Western Kentucky University

Crumps Cave Research & Educational Preserve

Crumps Cave Research & Educational Preserve

The Crumps Cave Research and Education Preserve is located approximately 25 miles northeast of the Western Kentucky University campus near the town of Smiths Grove, KY. The preserve protects the entrance to a two-kilometer-long cave system known for its large passageways and significant archaeological deposits. In 2008, the Hoffman Environmental Research Institute applied for a grant from the Kentucky Heritage Land Conservation Fund to purchase the property, then known as Cave Spring Caverns, from a private landowner. The Institute received the grant and took ownership of the 2.1 acre preserve in October of 2008.

Since acquisition, numerous inventories have been conducted at the preserve to identify and document the floral, faunal, archaeological, and biospeleological resources located in and around the cave. A world-class research facility has been established at the cave, which allows for examining epikarstic processes and the impacts of agricultural activities on the quality of karst groundwater partially through USDA funding. An extensive monitoring network has been established both in and outside of the cave to measure atmospheric/weather conditions, water chemistry parameters, cave microclimate, and bat activity.

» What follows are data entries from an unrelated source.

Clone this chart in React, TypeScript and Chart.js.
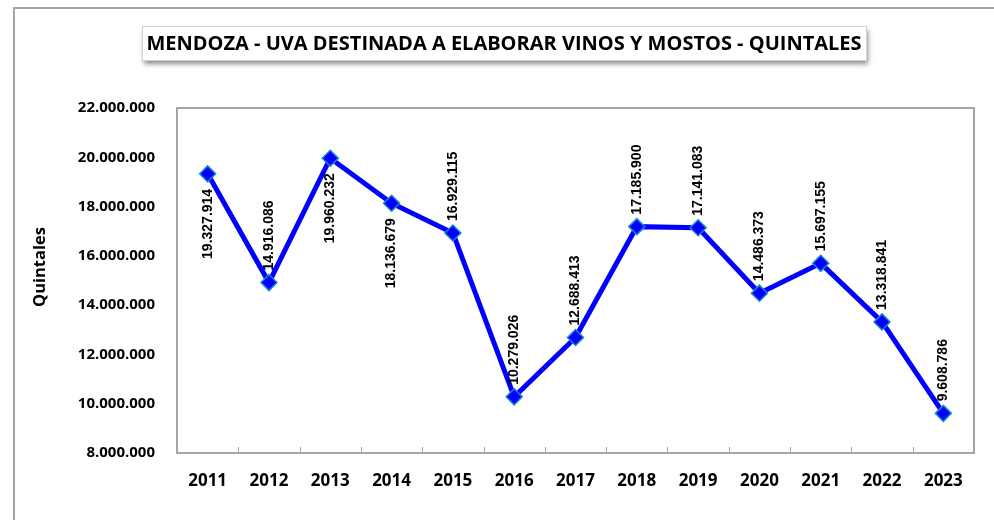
import React, { useEffect, useRef } from 'react';
import { Chart, registerables } from 'chart.js';

Chart.register(...registerables);

// ---- Data ----
const years = ['2011', '2012', '2013', '2014', '2015', '2016', '2017', '2018', '2019', '2020', '2021', '2022', '2023'];
const quintales = [19327914, 14916086, 19960232, 18136679, 16929115, 10279026, 12688413, 17185900, 17141083, 14486373, 15697155, 13318841, 9608786];
const labelPlacement = ['below', 'above', 'below', 'below', 'above', 'above', 'above', 'above', 'above', 'above', 'above', 'above', 'above'];
const yMin = 8000000;
const yMax = 22000000;
const yStep = 2000000;
const chartTitle = 'MENDOZA - UVA DESTINADA A ELABORAR VINOS Y MOSTOS - QUINTALES';
const yAxisTitle = 'Quintales';

function fmt(n: number): string {
  return Math.round(n).toString().replace(/\B(?=(\d{3})+(?!\d))/g, '.');
}

const decorPlugin = {
  id: 'decor',
  beforeDraw(chart: any) {
    const ctx = chart.ctx;
    ctx.save();
    ctx.fillStyle = '#ffffff';
    ctx.fillRect(0, 0, chart.width, chart.height);
    // outer frame
    ctx.strokeStyle = '#A6A6A6';
    ctx.lineWidth = 2;
    ctx.strokeRect(14, 8, 1000, 600);
    // title box with shadow
    const bx = 142, by = 26, bw = 724, bh = 34;
    ctx.save();
    ctx.shadowColor = 'rgba(0,0,0,0.45)';
    ctx.shadowBlur = 5;
    ctx.shadowOffsetX = 2;
    ctx.shadowOffsetY = 4;
    ctx.fillStyle = '#ffffff';
    ctx.fillRect(bx, by, bw, bh);
    ctx.restore();
    ctx.strokeStyle = '#D0D0D0';
    ctx.lineWidth = 1;
    ctx.strokeRect(bx + 0.5, by + 0.5, bw, bh);
    ctx.fillStyle = '#000000';
    ctx.font = 'bold 20px "Open Sans", sans-serif';
    ctx.textAlign = 'center';
    ctx.textBaseline = 'middle';
    ctx.fillText(chartTitle, bx + bw / 2, by + bh / 2 + 1);
    // y axis title
    ctx.save();
    ctx.translate(40, 267);
    ctx.rotate(-Math.PI / 2);
    ctx.font = 'bold 16.5px "Open Sans", sans-serif';
    ctx.fillText(yAxisTitle, 0, 0);
    ctx.restore();
    ctx.restore();
  },
  beforeDatasetsDraw(chart: any) {
    const ctx = chart.ctx;
    const a = chart.chartArea;
    const xs = chart.scales.x;
    ctx.save();
    ctx.strokeStyle = '#A6A6A6';
    ctx.lineWidth = 2;
    ctx.strokeRect(a.left, a.top, a.right - a.left, a.bottom - a.top);
    ctx.lineWidth = 1;
    for (let i = 1; i < years.length; i++) {
      const x = Math.round((xs.getPixelForValue(i - 1) + xs.getPixelForValue(i)) / 2) + 0.5;
      ctx.beginPath();
      ctx.moveTo(x, a.bottom);
      ctx.lineTo(x, a.bottom - 6);
      ctx.stroke();
    }
    ctx.restore();
  },
  afterDatasetsDraw(chart: any) {
    const ctx = chart.ctx;
    const meta = chart.getDatasetMeta(0);
    ctx.save();
    ctx.fillStyle = '#000000';
    ctx.font = 'bold 14px "Liberation Sans", Arial, sans-serif';
    ctx.textBaseline = 'middle';
    meta.data.forEach((pt: any, i: number) => {
      const text = fmt(quintales[i]);
      ctx.save();
      if (labelPlacement[i] === 'above') {
        ctx.translate(pt.x, pt.y - 12);
        ctx.rotate(-Math.PI / 2);
        ctx.textAlign = 'left';
      } else {
        ctx.translate(pt.x, pt.y + 15);
        ctx.rotate(-Math.PI / 2);
        ctx.textAlign = 'right';
      }
      ctx.fillText(text, 0, 0);
      ctx.restore();
    });
    ctx.restore();
  },
};

export default function App() {
  const ref = useRef<HTMLCanvasElement | null>(null);
  useEffect(() => {
    if (!ref.current) return;
    const chart = new Chart(ref.current, {
      type: 'line',
      data: {
        labels: years,
        datasets: [
          {
            data: quintales,
            borderColor: '#0000FF',
            borderWidth: 5,
            tension: 0,
            pointStyle: 'rectRot',
            pointRadius: 8,
            pointBackgroundColor: '#0000FF',
            pointBorderColor: '#1A86D0',
            pointBorderWidth: 1.5,
          },
        ],
      },
      options: {
        responsive: false,
        animation: false,
        devicePixelRatio: 1,
        layout: { padding: { top: 108, right: 20, bottom: 0, left: 0 } },
        plugins: {
          legend: { display: false },
          tooltip: { enabled: false },
          title: { display: false },
        },
        scales: {
          x: {
            offset: true,
            grid: { display: false, drawTicks: false },
            border: { display: false },
            ticks: {
              color: '#000000',
              padding: 18,
              font: { family: '"Open Sans", sans-serif', size: 17, weight: 'bold' },
            },
            afterFit: (s: any) => {
              s.height = 67;
            },
          },
          y: {
            min: yMin,
            max: yMax,
            grid: { display: false, drawTicks: false },
            border: { display: false },
            ticks: {
              stepSize: yStep,
              color: '#000000',
              padding: 22,
              font: { family: '"Open Sans", sans-serif', size: 15, weight: 'bold' },
              callback: (v: any) => fmt(Number(v)),
            },
            afterFit: (s: any) => {
              s.width = 177;
            },
          },
        },
      },
      plugins: [decorPlugin],
    } as any);
    return () => chart.destroy();
  }, []);
  return (
    <div style={{ position: 'fixed', left: 0, top: 0, width: 994, height: 520 }}>
      <canvas ref={ref} width={994} height={520} style={{ display: 'block' }} />
    </div>
  );
}
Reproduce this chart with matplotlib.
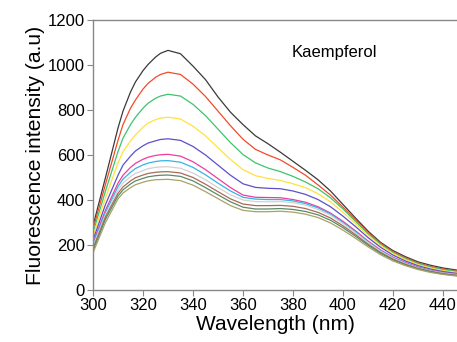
import matplotlib
matplotlib.use("Agg")
import matplotlib.pyplot as plt

plt.rcParams['font.family'] = ['Liberation Sans', 'DejaVu Sans']

wavelength = [300, 305, 310, 312, 315, 317, 320, 322, 325, 327, 330, 335, 340, 345, 350, 355,
              360, 365, 370, 375, 380, 385, 390, 395, 400, 405, 410, 415, 420, 425, 430,
              435, 440, 447]

s_black = [285, 500, 720, 795, 880, 925, 975, 1002, 1035, 1052, 1065, 1050, 995, 935, 858,
           790, 735, 685, 650, 612, 572, 532, 490, 440, 380, 320, 262, 212, 175, 148, 125,
           110, 98, 86]
s_red = [270, 470, 665, 735, 808, 845, 893, 918, 945, 958, 968, 958, 915, 860, 795,
         730, 670, 625, 600, 578, 545, 510, 467, 422, 368, 312, 256, 208, 170, 143, 120,
         105, 93, 83]
s_green = [255, 440, 615, 675, 735, 768, 808, 830, 852, 862, 870, 862, 825, 775, 715,
           655, 602, 565, 542, 526, 505, 480, 450, 410, 360, 305, 250, 203, 166, 139, 117,
           102, 90, 80]
s_yellow = [240, 410, 565, 615, 662, 690, 724, 742, 757, 764, 768, 760, 728, 685, 632,
            580, 535, 508, 496, 487, 472, 455, 428, 392, 345, 295, 243, 198, 162, 135, 113,
            98, 86, 76]
s_blue = [222, 380, 510, 555, 595, 618, 641, 653, 663, 669, 672, 665, 638, 600, 555,
          510, 472, 456, 452, 450, 440, 425, 402, 370, 328, 282, 233, 190, 155, 129, 108,
          93, 82, 72]
s_pink = [210, 355, 475, 510, 545, 563, 581, 590, 598, 601, 603, 595, 570, 535, 495,
          455, 422, 412, 411, 410, 402, 390, 370, 342, 305, 263, 218, 178, 146, 122, 102,
          88, 78, 69]
s_cyan = [203, 345, 460, 493, 523, 540, 556, 564, 571, 574, 575, 568, 545, 512, 475,
          440, 412, 404, 402, 402, 396, 384, 365, 338, 300, 258, 214, 175, 143, 119, 100,
          86, 76, 67]
s_gray = [195, 335, 445, 475, 503, 518, 531, 539, 545, 547, 548, 541, 520, 490, 455,
          423, 400, 393, 392, 393, 388, 377, 358, 332, 295, 254, 211, 172, 141, 117, 98,
          85, 75, 66]
s_brown = [185, 325, 430, 458, 485, 499, 511, 518, 523, 525, 526, 520, 500, 470, 437,
           405, 382, 375, 375, 376, 372, 362, 345, 320, 285, 246, 204, 167, 137, 114, 96,
           83, 73, 64]
s_dkgreen = [175, 315, 418, 445, 471, 485, 496, 503, 508, 510, 511, 505, 485, 455, 423,
             392, 368, 360, 360, 362, 358, 349, 334, 310, 277, 239, 199, 163, 134, 112, 94,
             81, 71, 62]
s_olive = [165, 300, 405, 431, 455, 468, 479, 485, 490, 491, 492, 486, 466, 437, 406,
           375, 354, 348, 348, 350, 346, 337, 322, 298, 266, 230, 192, 157, 129, 108, 91,
           78, 69, 60]

series = [s_black, s_red, s_green, s_yellow, s_blue, s_pink, s_cyan, s_gray,
          s_brown, s_dkgreen, s_olive]
colors = ['#3a3a3a', '#f24a2a', '#3cc46c', '#ffe23c', '#5e4fca', '#f03c9c',
          '#34b4e4', '#d2d2d2', '#a86a58', '#5a8a66', '#a8a266']

x_ticks = [300, 320, 340, 360, 380, 400, 420, 440]
y_ticks = [0, 200, 400, 600, 800, 1000, 1200]

W, H = 457, 342
fig = plt.figure(figsize=(W / 100, H / 100), dpi=100)
ax = fig.add_axes([93 / W, 1 - 290 / H, 1 - 93 / W, (290 - 20) / H])

for s, c in zip(series, colors):
    ax.plot(wavelength, s, color=c, lw=0.9)

ax.set_xlim(300, 445.6)
ax.set_ylim(0, 1200)
ax.set_xticks(x_ticks)
ax.set_yticks(y_ticks)
ax.tick_params(direction='out', length=4, width=0.8, color='#888888',
               labelsize=12, pad=2)
for side in ['left', 'bottom', 'top']:
    ax.spines[side].set_color('#888888')
    ax.spines[side].set_linewidth(1.0)
ax.spines['right'].set_visible(False)

ax.set_xlabel('Wavelength (nm)', fontsize=15, labelpad=1)
ax.set_ylabel('Fluorescence intensity (a.u)', fontsize=15.2, labelpad=2)
fig.text(292 / W, 1 - 53 / H, 'Kaempferol', fontsize=12, va='center', ha='left')

fig.savefig('out.png', dpi=100)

In addition to the ongoing research and monitoring, the Preserve has become a site that provides educational opportunities for students and professionals learning about cave and karst environments. Since the creation of the Crumps Cave Preserve, students from over eight universities have visited the Preserve as participants on field trips. Professionals in the karst hydrology, archaeology, and geology fields of study have also visited the cave in order to study the data collection setup and learn about the ongoing research at the site. Thus, at the Crumps Cave Preserve the Hoffman Institute has created a site unique amongst many universities and research institutions, where cave and karst processes are studied and opportunities for education and outreach are utilized to create a better understanding of the importance of these fragile ecosystems.